The human touch
I AM surprised at how upset I feel: my branch of NatWest is closing. On one level, it’s daft: I haven’t physically darkened its doors in almost 40 years, and 95 per cent of my banking is now done online. But it is a fragment of my past: the York University branch, where I remember opening my new account, my father (dead these 15 years) standing encouragingly beside me as I embarked on the brave new world of adulthood. I was 19, and I’m now 62.

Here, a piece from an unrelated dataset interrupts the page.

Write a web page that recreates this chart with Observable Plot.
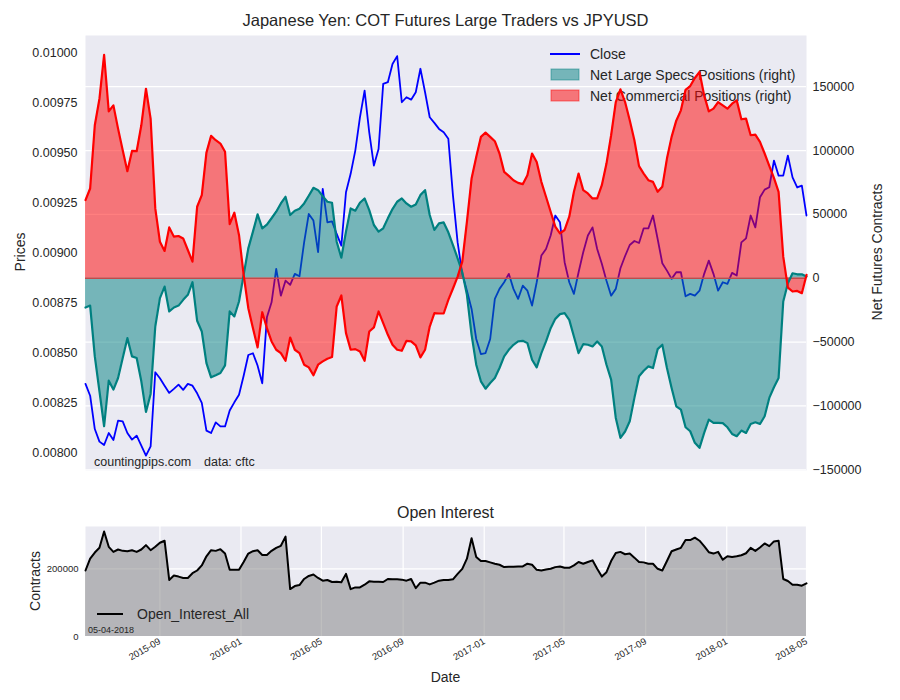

Moreover, I knew the staff. A lovely woman there negotiated a life-saving loan for me; I learned all about her dogs, and told her about mine. I also knew the bank manager: when I left, I wrote to thank him for his kindness at not being as tough with me as perhaps he should have been. I was taken aback, a few years later, when he rang me out of the blue, during my curacy — not (my first thought) because of any financial misdemeanour, but because he wanted me to take the funeral of his mother-in-law who had been living near by. No banking app would ever do that.
And ever shall be
SOME things, though, are surprisingly timeless — like the church structures that we still deal with. Late, as ever, to the party, I’ve been reading Nicholas Orme’s wonderful book Going to Church in Medieval England (Books, 1 October 2021).

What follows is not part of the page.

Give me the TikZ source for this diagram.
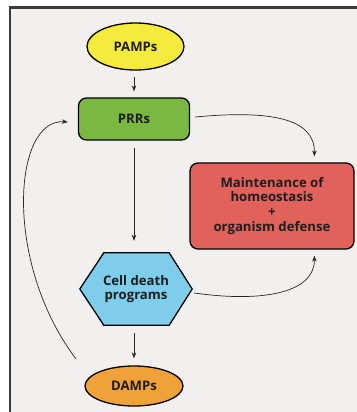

He wears his learning lightly (the bibliography comprises +/-400 books, breezily referred to as “only main works”), and — although I’m a card-carrying medievalist, with an MA in medieval art and iconography — I’ve learned a lot. I always thought that the vicar of a parish was there “vicariously” for the bishop who shared the cure of souls, but no: a vicar was there in place of an absentee rector who received the income from a parish, paying a small portion to his deputy.

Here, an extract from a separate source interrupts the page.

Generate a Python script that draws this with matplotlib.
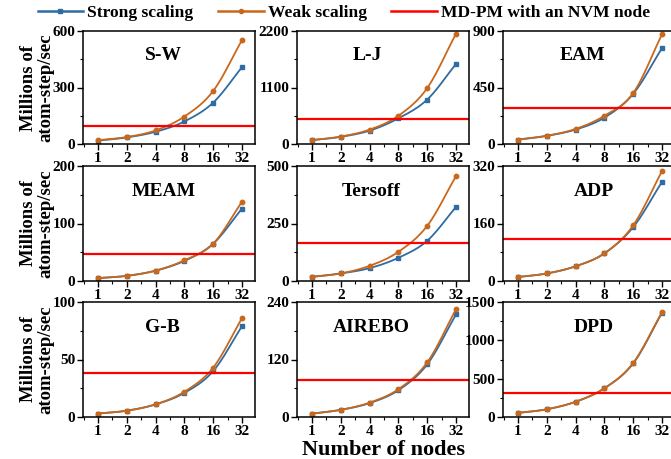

I had also vaguely thought that churchwardens were a 17th-century invention, but wrong again: there they were, as “Proctors” (later “Church Reeves”), by the 13th century.
I love the fact that individual statues in churches would have their own private funds or “stores”, looked after by trainee wardens, presumably on the Lucan principle that “he that is faithful in that which is least is faithful also in much.” Maybe something I could revive. And one of the events that makes any clergy heart beat with eager expectation, the Archdeacon’s Visitation, was also up and running in the 12th century. Plus ça change. . .
Ends and means
I FOUND myself at Lambeth Palace recently, to visit not the Archbishop, but the Garden Museum next door. I remembered my previous visit, for a tea party in the Archbishop’s gardens (how much more Anglican can one get?) in aid of St Christopher’s Hospice.
Having congratulated myself on setting out early, I sat on a train in Uckfield Station and waited. And waited. Twenty minutes after the due departure time, the apologetic announcer said that the rails outside the station had been struck by lightning. He described it as “an act of God”, which, considering my destination, was somewhat ironic.
I remember the scramble for a bus to Hayward’s Heath; then a train to London, arriving by the skin of my teeth. Having finally got there, I also remember rather good cake.
Journey’s end
THIS journey was more relaxed. The museum is housed in a redundant church, St Mary-at-Lambeth. I generally find deconsecrated churches melancholy places, and the fact that this one is next to the palace has an odd resonance; but I loved it.
I was there for an exhibition of Lucian Freud’s flower paintings, but was captivated by the building. Beautiful and active, it is full of the joy of gardening — which, in its co-operation between humanity and nature, has a real depth of spirituality. I loved Gertrude Jekyll’s desk; I loved the great table tomb of John Tradescant the naturalist, the tombstones of various archbishops, and the memorial to Elias Ashmole, the founder of the Ashmolean Museum in Oxford.
But my favourite was a simple stone that, amid the great and the good, proudly proclaimed the grave of “Mr John Page, late of King Street Bloomsbury (Undertaker)”. I will go back.
Alarming experience
WE WERE preparing for “Messy Church”, expecting some 40 children, when (a churchwarden having burned the first batch of sausages) the fire alarm went off. We are all dab hands at resetting the church-centre security alarm, but soon realised that none of us had a clue about this one. I phoned the other churchwarden, who found the details on a scrap of paper, and, the right buttons having been pushed in the right order, peace returned.
A few minutes later, I realised that Sophie, my little black Labrador, was nowhere to be seen. She is terrified of unexplained noise, and I feared that she — for only the second time in her life – had bolted. A dozen of us wandered round central Uckfield calling, and asking whether anyone had seen a dog in a butterfly bandana (she was dressed for our “Creation” theme), and a photo on Facebook generated a response from friends all over the world.
Eventually, she was found, shut in the men’s lavatory (they had been checked, but she must have been hiding from the noise). It was a very queasy half-hour. She is fine now, although refuses to go into the hall; but me? I’m still traumatised, and won’t let her out of my sight.
The Revd John Wall is Rector of the Uckfield Plurality in East Sussex.